### Data

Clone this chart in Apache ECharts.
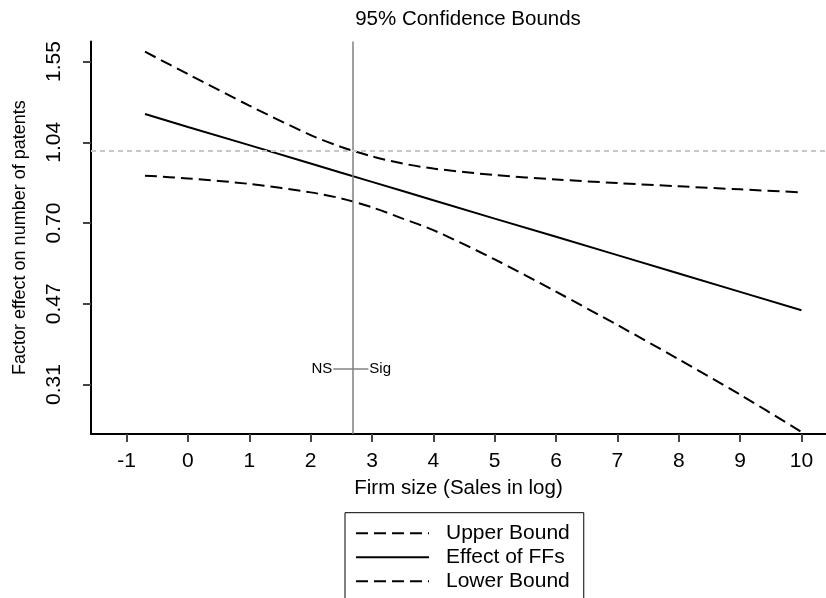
<!DOCTYPE html>
<html>
<head>
<meta charset="utf-8">
<script src="https://cdn.jsdelivr.net/npm/echarts@6/dist/echarts.min.js"></script>
<style>
html,body{margin:0;padding:0;background:#fff;}
#chart{width:826px;height:598px;}
</style>
</head>
<body>
<div id="chart"></div>
<script>
// Firm size (Sales in log)
const xValues = [-0.7, 0, 1, 2, 2.5, 3, 3.5, 4, 5, 6, 7, 8, 9, 10];
// values in log units (labels show exp of the value)
const effectFF   = [0.180, 0.116, 0.026, -0.065, -0.111, -0.156, -0.201, -0.247, -0.338, -0.428, -0.519, -0.610, -0.701, -0.792];
const upperBound = [0.489, 0.378, 0.222, 0.076, 0.017, -0.030, -0.065, -0.090, -0.122, -0.144, -0.162, -0.178, -0.193, -0.208];
const lowerBound = [-0.125, -0.139, -0.166, -0.208, -0.238, -0.282, -0.338, -0.395, -0.540, -0.700, -0.865, -1.035, -1.210, -1.395];
const xTicks = [-1, 0, 1, 2, 3, 4, 5, 6, 7, 8, 9, 10];
const yTicks = [-1.16, -0.76, -0.36, 0.04, 0.44];
const yTickLabels = ['0.31', '0.47', '0.70', '1.04', '1.55'];
const sigPoint = 2.68;
const nsSigY = -1.083;
const nsSigX = [2.37, 2.94];
const nsSigLabels = ['NS', 'Sig'];
const refLine = 0;

function pairs(ys){ return xValues.map((x,i)=>[x, ys[i]]); }

const FONT = 'Liberation Sans, Arial, sans-serif';
const chart = echarts.init(document.getElementById('chart'), null, {renderer:'canvas'});
chart.setOption({
  animation: false,
  backgroundColor: '#fff',
  textStyle: {fontFamily: FONT},
  title: {
    text: '95% Confidence Bounds',
    left: 463, top: 4, textAlign: 'center',
    textStyle: {fontFamily: FONT, fontSize: 20.5, fontWeight: 'normal', color: '#000'}
  },
  grid: {left: 91, right: 0, top: 41.4, bottom: 164},
  legend: {
    orient: 'vertical', left: 345, top: 512.7, height: 120,
    data: ['Upper Bound', 'Effect of FFs', 'Lower Bound'],
    itemWidth: 73, itemHeight: 14, itemGap: 3,
    padding: [10, 14, 10, 10],
    borderColor: '#000', borderWidth: 1, backgroundColor: '#fff',
    itemStyle: {color: 'rgba(0,0,0,0)', borderColor: 'rgba(0,0,0,0)', borderWidth: 0, opacity: 0},
    textStyle: {fontFamily: FONT, fontSize: 21, color: '#000', padding: [0, 0, 0, 12]}
  },
  xAxis: {
    type: 'value', min: -1.58, max: 10.4,
    name: 'Firm size (Sales in log)', nameLocation: 'middle', nameGap: 44,
    nameTextStyle: {fontFamily: FONT, fontSize: 20.5, color: '#000'},
    axisLine: {show: true, onZero: false, lineStyle: {color: '#000', width: 2}},
    axisTick: {show: true, length: 8, customValues: xTicks, lineStyle: {color: '#444', width: 2}},
    axisLabel: {customValues: xTicks, margin: 17, fontFamily: FONT, fontSize: 21, color: '#000'},
    splitLine: {show: false}
  },
  yAxis: {
    type: 'value', min: -1.405, max: 0.54,
    name: 'Factor effect on number of patents', nameLocation: 'middle', nameGap: 62,
    nameTextStyle: {fontFamily: FONT, fontSize: 18, color: '#000'},
    axisLine: {show: true, onZero: false, lineStyle: {color: '#000', width: 2}},
    axisTick: {show: true, length: 8, customValues: yTicks, lineStyle: {color: '#444', width: 2}},
    axisLabel: {
      customValues: yTicks, rotate: 90, margin: 26, fontFamily: FONT, fontSize: 21, color: '#000',
      formatter: function(v){ const i = yTicks.findIndex(t=>Math.abs(t-v)<1e-6); return i>=0 ? yTickLabels[i] : ''; }
    },
    splitLine: {show: false}
  },
  series: [
    {
      name: 'Upper Bound', type: 'line', data: pairs(upperBound), symbol: 'none', smooth: 0.3,
      lineStyle: {color: '#000', width: 2, type: [12, 6]}, itemStyle: {color: '#000'}, z: 3
    },
    {
      name: 'Effect of FFs', type: 'line', data: pairs(effectFF), symbol: 'none',
      lineStyle: {color: '#000', width: 2, type: 'solid'}, itemStyle: {color: '#000'}, z: 3,
      markLine: {
        silent: true, symbol: 'none', label: {show: false},
        data: [
          {xAxis: sigPoint, lineStyle: {color: '#808080', width: 1.5, type: 'solid'}},
          {yAxis: refLine, lineStyle: {color: '#c8c8c8', width: 2, type: [5, 4]}}
        ]
      }
    },
    {
      name: 'Lower Bound', type: 'line', data: pairs(lowerBound), symbol: 'none', smooth: 0.3,
      lineStyle: {color: '#000', width: 2, type: [12, 6]}, itemStyle: {color: '#000'}, z: 3
    },
    {
      name: 'nssig', type: 'line',
      data: nsSigX.map((x, i) => ({
        value: [x, nsSigY],
        label: {formatter: nsSigLabels[i], position: i === 0 ? 'left' : 'right'}
      })),
      symbol: 'circle', symbolSize: 0.1, showSymbol: true,
      lineStyle: {color: '#444', width: 1.2}, itemStyle: {color: '#444'},
      label: {show: true, fontFamily: FONT, fontSize: 15, color: '#000', distance: 1},
      z: 4
    }
  ]
});
</script>
</body>
</html>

######

**Exercise task**
Restate the data word for word from its first line through the line with "return xValues.map((x,i)=>[x, ys[i]]);", leaving out any picture along the way.

**Final result**
Clone this chart in Apache ECharts.
<!DOCTYPE html>
<html>
<head>
<meta charset="utf-8">
<script src="https://cdn.jsdelivr.net/npm/echarts@6/dist/echarts.min.js"></script>
<style>
html,body{margin:0;padding:0;background:#fff;}
#chart{width:826px;height:598px;}
</style>
</head>
<body>
<div id="chart"></div>
<script>
// Firm size (Sales in log)
const xValues = [-0.7, 0, 1, 2, 2.5, 3, 3.5, 4, 5, 6, 7, 8, 9, 10];
// values in log units (labels show exp of the value)
const effectFF   = [0.180, 0.116, 0.026, -0.065, -0.111, -0.156, -0.201, -0.247, -0.338, -0.428, -0.519, -0.610, -0.701, -0.792];
const upperBound = [0.489, 0.378, 0.222, 0.076, 0.017, -0.030, -0.065, -0.090, -0.122, -0.144, -0.162, -0.178, -0.193, -0.208];
const lowerBound = [-0.125, -0.139, -0.166, -0.208, -0.238, -0.282, -0.338, -0.395, -0.540, -0.700, -0.865, -1.035, -1.210, -1.395];
const xTicks = [-1, 0, 1, 2, 3, 4, 5, 6, 7, 8, 9, 10];
const yTicks = [-1.16, -0.76, -0.36, 0.04, 0.44];
const yTickLabels = ['0.31', '0.47', '0.70', '1.04', '1.55'];
const sigPoint = 2.68;
const nsSigY = -1.083;
const nsSigX = [2.37, 2.94];
const nsSigLabels = ['NS', 'Sig'];
const refLine = 0;

function pairs(ys){ return xValues.map((x,i)=>[x, ys[i]]); }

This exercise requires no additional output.